Your Delaware HoldCo may receive a scam email asking you to file information and send some money by a certain date in order to complete a corporate action on behalf of your Delaware HoldCo.

Here’s some of the information published by the Delaware Division of Corporation on this issue:

  • “October 23, 2015: A business called Register Delaware recently mailed a deceptive solicitation to numerous Delaware legal entities. These solicitations include a form titled “Annual Invoice for Statutory Representation – PAST DUE NOTICE” and urged companies to pay a $175.00 for “Delaware – Domestic Representation” for the period of 2015 – 2016. The address of Register Delaware on the solicitation is 1120 L Street, NW, Washington, DC 20005 which is the address of a UPS Store in Washington, DC. The form includes the illegal and unauthorized use of the Great Seal of Delaware to give the form the look of official correspondence from the State. The form requests the company to provide contact information and recommends that company pay for expedited service ranging from $100 to $500.
  • “August 5, 2013: A company called Corporate Records Service mailed a deceptive solicitation to numerous Delaware legal entities. These solicitations included a form titled “2013 – Annual Corporate Records Form – Shareholders, Directors and Officers,” and urged corporations to file information naming shareholders, corporate directors, and corporate officers and send payment in the amount of $125.00 by a certain date in order to satisfy the annual records requirement for a corporation”

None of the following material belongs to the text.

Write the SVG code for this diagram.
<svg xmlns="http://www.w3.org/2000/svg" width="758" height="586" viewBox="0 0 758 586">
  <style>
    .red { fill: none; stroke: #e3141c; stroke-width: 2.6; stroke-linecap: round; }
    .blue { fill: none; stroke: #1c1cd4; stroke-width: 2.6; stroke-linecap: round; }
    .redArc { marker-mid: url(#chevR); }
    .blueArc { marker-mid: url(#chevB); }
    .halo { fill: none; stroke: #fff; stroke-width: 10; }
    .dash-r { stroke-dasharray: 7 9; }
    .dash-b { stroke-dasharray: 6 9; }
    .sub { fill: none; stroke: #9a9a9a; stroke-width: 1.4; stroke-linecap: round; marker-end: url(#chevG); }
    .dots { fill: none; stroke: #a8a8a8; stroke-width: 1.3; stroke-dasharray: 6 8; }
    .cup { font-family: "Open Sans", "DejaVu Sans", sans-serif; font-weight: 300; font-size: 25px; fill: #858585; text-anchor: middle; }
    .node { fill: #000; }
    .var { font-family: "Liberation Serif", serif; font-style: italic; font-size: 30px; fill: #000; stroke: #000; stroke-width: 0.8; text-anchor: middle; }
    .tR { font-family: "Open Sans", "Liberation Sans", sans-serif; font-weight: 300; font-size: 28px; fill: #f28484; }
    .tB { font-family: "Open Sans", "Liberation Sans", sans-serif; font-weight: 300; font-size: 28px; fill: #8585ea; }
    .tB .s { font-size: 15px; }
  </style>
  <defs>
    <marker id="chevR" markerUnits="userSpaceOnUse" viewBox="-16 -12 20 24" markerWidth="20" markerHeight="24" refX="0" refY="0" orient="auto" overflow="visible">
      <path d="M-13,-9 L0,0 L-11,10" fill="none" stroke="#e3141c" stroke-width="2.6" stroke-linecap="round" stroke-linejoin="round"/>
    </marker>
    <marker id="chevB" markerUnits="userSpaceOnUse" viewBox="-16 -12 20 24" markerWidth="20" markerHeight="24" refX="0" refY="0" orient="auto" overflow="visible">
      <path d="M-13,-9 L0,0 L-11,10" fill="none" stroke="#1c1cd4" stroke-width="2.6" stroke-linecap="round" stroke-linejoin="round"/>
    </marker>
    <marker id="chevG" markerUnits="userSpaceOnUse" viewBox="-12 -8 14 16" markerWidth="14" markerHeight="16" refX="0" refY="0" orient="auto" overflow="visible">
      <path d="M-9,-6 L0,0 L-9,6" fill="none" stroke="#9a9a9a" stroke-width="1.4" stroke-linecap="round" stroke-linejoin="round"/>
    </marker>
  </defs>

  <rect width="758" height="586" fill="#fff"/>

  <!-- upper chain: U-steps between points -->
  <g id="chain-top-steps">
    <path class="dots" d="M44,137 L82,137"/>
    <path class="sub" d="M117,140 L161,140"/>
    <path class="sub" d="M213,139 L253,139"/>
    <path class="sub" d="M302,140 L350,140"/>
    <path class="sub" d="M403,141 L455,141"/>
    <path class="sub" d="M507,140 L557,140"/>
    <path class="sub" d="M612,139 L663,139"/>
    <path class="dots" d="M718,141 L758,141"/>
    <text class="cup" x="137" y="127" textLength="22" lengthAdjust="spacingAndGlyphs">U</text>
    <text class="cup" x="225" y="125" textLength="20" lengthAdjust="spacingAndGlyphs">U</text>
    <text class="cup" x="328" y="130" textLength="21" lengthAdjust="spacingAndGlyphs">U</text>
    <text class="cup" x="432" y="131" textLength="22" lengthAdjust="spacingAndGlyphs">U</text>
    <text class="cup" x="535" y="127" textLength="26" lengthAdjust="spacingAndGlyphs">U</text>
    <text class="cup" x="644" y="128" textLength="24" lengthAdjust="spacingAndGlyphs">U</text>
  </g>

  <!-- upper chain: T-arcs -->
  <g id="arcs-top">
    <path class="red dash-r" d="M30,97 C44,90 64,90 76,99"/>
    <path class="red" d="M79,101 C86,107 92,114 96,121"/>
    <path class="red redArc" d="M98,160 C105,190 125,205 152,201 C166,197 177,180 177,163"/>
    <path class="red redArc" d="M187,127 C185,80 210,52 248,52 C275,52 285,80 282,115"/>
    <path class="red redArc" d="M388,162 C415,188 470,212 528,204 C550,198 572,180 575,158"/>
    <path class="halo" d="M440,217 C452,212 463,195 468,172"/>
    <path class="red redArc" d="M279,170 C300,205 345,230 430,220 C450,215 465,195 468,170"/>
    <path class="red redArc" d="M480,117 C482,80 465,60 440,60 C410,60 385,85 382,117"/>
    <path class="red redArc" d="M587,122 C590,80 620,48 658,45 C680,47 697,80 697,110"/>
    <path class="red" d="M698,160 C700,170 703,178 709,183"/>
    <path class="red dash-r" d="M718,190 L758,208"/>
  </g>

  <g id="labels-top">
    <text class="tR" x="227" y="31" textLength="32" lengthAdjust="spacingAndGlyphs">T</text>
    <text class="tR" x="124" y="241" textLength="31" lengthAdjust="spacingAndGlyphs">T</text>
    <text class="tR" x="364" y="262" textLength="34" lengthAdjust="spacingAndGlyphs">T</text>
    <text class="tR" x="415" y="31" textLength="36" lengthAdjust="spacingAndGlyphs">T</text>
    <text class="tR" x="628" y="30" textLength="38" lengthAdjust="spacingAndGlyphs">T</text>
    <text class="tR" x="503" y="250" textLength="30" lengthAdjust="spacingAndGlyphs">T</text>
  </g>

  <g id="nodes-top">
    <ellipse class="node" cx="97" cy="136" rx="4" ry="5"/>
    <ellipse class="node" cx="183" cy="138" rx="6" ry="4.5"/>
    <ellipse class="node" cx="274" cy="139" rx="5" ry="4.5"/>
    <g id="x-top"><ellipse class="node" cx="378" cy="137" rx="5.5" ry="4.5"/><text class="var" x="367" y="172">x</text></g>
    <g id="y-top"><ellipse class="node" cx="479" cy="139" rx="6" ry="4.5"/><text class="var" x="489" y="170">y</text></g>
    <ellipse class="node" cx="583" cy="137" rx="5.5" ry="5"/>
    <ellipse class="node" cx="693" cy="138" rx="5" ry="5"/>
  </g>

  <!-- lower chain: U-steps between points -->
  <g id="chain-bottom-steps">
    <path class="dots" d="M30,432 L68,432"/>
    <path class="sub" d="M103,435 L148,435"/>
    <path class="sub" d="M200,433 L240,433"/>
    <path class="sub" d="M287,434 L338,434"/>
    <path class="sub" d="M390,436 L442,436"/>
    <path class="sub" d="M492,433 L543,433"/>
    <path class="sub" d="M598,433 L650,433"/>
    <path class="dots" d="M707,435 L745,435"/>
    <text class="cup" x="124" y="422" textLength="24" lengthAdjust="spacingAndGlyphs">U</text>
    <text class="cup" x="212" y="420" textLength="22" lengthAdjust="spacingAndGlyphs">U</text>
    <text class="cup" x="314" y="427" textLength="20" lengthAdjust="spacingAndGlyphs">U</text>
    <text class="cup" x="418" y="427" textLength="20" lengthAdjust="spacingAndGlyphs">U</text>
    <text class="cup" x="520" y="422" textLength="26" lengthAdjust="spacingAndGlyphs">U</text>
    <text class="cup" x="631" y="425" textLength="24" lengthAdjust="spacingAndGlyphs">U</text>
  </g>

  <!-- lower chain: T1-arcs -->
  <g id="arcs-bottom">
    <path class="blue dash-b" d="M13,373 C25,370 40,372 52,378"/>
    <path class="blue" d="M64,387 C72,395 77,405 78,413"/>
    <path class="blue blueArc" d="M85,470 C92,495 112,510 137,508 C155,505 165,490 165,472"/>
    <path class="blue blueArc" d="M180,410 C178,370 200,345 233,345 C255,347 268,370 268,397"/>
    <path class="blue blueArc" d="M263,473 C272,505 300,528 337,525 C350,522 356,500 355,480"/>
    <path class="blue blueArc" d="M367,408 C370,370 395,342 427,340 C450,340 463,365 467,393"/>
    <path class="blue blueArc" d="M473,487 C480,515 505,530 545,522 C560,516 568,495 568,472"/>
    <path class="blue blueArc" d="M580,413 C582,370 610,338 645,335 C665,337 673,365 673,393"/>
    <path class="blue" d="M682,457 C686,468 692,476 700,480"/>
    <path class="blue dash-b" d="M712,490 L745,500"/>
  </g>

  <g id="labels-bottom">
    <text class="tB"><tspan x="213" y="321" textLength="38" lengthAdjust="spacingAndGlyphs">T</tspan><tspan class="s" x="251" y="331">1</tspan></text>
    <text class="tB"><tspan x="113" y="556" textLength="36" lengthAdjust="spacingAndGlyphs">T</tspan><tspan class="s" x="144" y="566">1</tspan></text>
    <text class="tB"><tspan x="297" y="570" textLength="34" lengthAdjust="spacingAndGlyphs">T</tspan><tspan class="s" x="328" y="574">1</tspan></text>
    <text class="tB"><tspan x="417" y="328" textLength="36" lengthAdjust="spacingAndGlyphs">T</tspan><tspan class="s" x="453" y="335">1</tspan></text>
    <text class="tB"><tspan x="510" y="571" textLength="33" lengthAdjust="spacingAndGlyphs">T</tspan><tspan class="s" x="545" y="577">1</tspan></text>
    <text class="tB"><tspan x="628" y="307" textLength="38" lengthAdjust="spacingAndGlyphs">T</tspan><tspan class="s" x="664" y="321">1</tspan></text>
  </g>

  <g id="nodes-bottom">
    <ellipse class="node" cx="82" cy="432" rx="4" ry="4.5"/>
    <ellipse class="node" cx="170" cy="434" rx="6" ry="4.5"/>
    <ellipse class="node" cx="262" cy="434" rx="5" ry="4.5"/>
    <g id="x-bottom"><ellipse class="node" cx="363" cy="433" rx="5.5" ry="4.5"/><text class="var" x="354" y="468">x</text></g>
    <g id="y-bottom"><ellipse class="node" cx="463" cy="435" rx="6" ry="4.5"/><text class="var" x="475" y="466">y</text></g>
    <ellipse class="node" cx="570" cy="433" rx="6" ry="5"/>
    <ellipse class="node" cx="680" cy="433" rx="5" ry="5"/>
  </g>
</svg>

If you are not sure of the authenticity of an email relating to your Delaware HoldCo, it would be useful to seek legal advice. It may also useful to double check and assure that your Registered Agent is officially registered to carry out corporate agency services in Delaware. Here is a link to the official Delaware list of Registered Agents https://corp.delaware.gov/agents/.

  1. How Much Would You Pay as Franchise Tax?

 This can vary and you would have to calculate the amount that is due and payable by your Delaware HoldCo using either the “Assumed Par Value Capital Method” or the “Authorised Shares Method”. The default method used by the Delaware State is the Authorised Shares Method. Generally, the minimum tax is $175.00, for corporations using the Authorized Shares method and a minimum tax of $400.00 for corporations using the Assumed Par Value Capital Method. You may check this link to better understand how to calculate or arrive at the amount payable Franchise Tax by your Delaware HoldCo.

  1. How About Annual Report Fees?

 This is typically a flat fee. The filing fee for filing an Annual Report or Amended Annual Report for exempt domestic corporations is $25. For an Annual Report or Amended Annual Report for non-exempt domestic corporations the filing fee is $50. A good reminder is that failure to file as and when due may attract fines and affect the good standing status of your Delaware HoldCo

  1. Federal Income Tax Returns

This is a key area of compliance because defaulters can easily be fined up to USD30,000 dollars (or more) in penalties. Filing federal income tax returns is a separate compliance obligation altogether from Franchise Taxes and Annual Reports, which are filed with the state of Delaware. The requirement here, generally, is for all C-Corporations to file and, where applicable pay income tax returns by the end of the 15th day of the 4th month, typically April 15th, if the financial year end is December 31st. To be sure, every U.S. corporation must file an annual federal income tax return, even if the corporation has no profits, sales, or other business activities.

Things can also get tricky as your Delaware HoldCo may need to file other disclosures, as a result of its ownership interests in a Nigerian entity or as a result of some financial interest in a foreign bank account.

Here are some general points to note on this point:

  • US entities or individuals which own 50% or greater interest in a foreign corporation are required to file form 5471
  • Foreign individuals who own more than 25% of US Corporations are required to file form 5472
  • US entities (or individuals) with signature authority or a financial interest in foreign assets or bank accounts must file a Foreign Bank Account Disclosure.  The financial interest may be direct or “indirect”.
  • There are other disclosures required related to foreign trusts or foreign pass through entities.
  • Your Delaware HoldCo would most likely require the services/assistance of a Certified Public Accountant (CPA) for this purpose.

The disclosures have a very firm due date and failure to file penalties are significant.  Failure to maintain the proper records, failure to file the correct Form 5472, or failure to file a required Form 5472 may result in a $10,000 penalty for each failure per tax year.

 Important Notice

Information from our network of Registered Agents and Certified Public Accountants form the basis of this update. The amounts payable as tax or levy are subject to change and as such, all statements of fact in this update should be confirmed. You should definitely secure legal and tax advice that is specific to your situation.